Ghana needs to embrace Open Distance Learning – Prof. Goski Alabi

Prof. Goski Alabi play videoProf. Goski Alabi

Government must expand access to higher education in order to enhance the delivery of quality tutoring in tertiary institutions across the country, Consulting Vice Chancellor of the Laweh Open University, Professor Goski Alabi has reiterated.

Despite having acknowledged that one of the major difficulties with deploying Open University in Ghana is the lack of training in digital education, she debunked the assertion that distance and open learning lack eminence.

Prof. Goski Alabi assured that the mode of gaining knowledge through digital education, when done properly, makes it difficult to ‘cut corners.’

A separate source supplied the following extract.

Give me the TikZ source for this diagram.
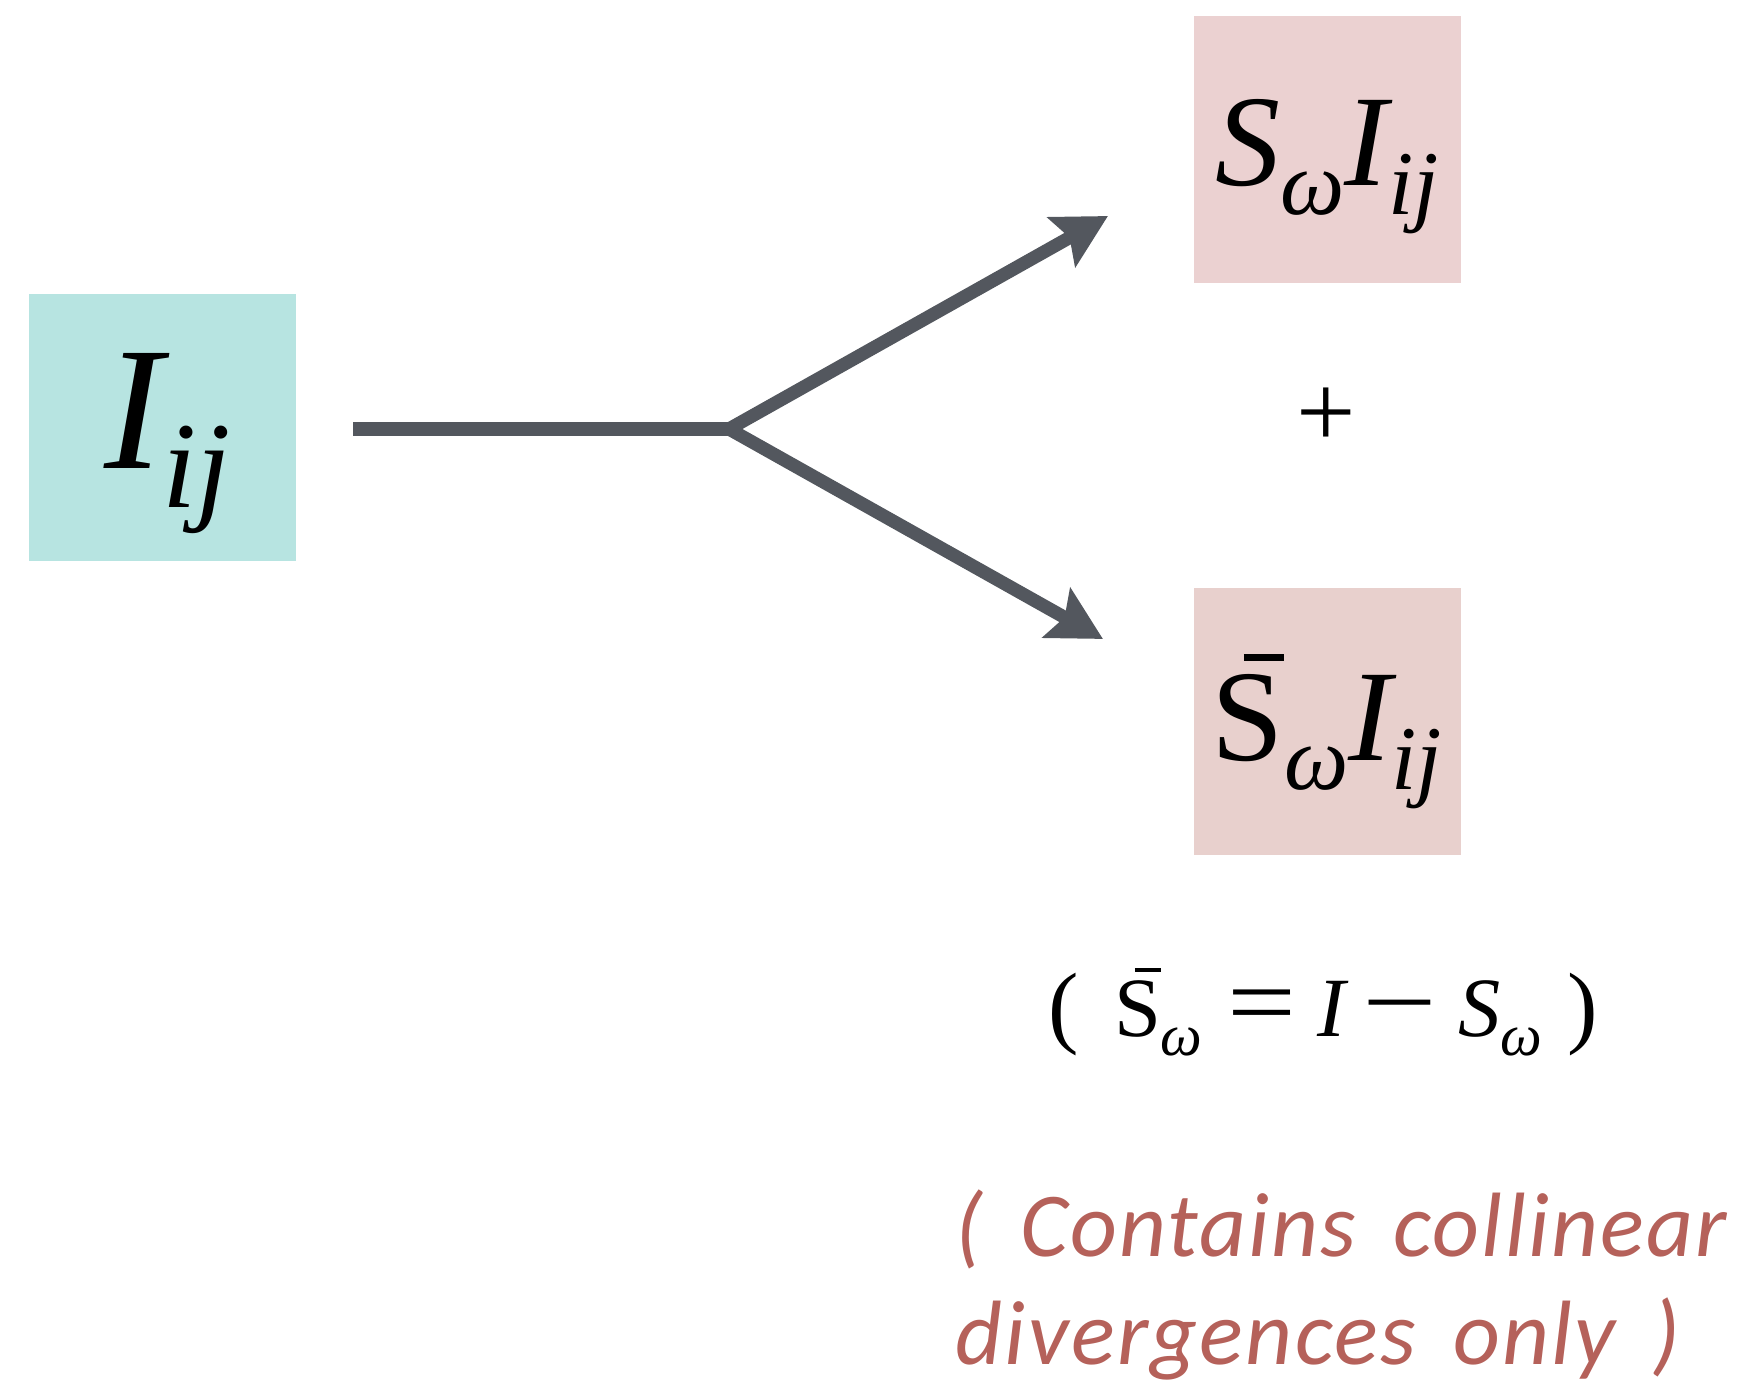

She explained, “the reason why it’s difficult to cut corners with this form of education is that it is very structured and standardized so that every week you know what is supposed to be taught and whether the lecturer has taught it or not, can be determined by the type of technological system made available.”

Professor Alabi was speaking at a workshop on overview of Open and Distance Learning themed ‘Train the Trainer Induction Workshop.’

The event was jointly organized by the Commonwealth of Learning (COL) and Regional Training Research Institute for Distance and Open Learning (RETRIDOL) National Open University of Nigeria.

The concept of open learning and distance education system focuses on open access to education and training to make the learners free from the constraints of time and place, and offering flexible learning opportunities to individuals and groups of learners.

She added that the system will relieve universities of the stress of having to enroll too many students they may be unable to cater for while revealing that the current gross enrolment ratio for Ghana at the tertiary level is only 16%.”

Breaking the above analysis down, she said that “if 100 people qualify to enter the university only 16 people can have access to university education in Ghana and that obviously is not enough.”

Prof. Goski Alabi urged policymakers as well as key players in higher educational institutions to join the academic community in discovering and exploring the internet, teleconferencing, and related means to achieve an extended classroom or learning experience.

Similarly, a Professor at the University of Ghana, Prof. Olivia Kwapong stated that there should be no barrier or limitation in the case of Open Distance Learning (ODL) in the country.

According to her, ODL should be made easily accessible like counterparts in the western world to enhance skills through quality education.

“I feel that we in this part of the world where we call ourselves developing see education as a tool for human resource development rather than see it as a privilege but to see it as a right and then use it to build a capacity of the average Ghanaian.” She said.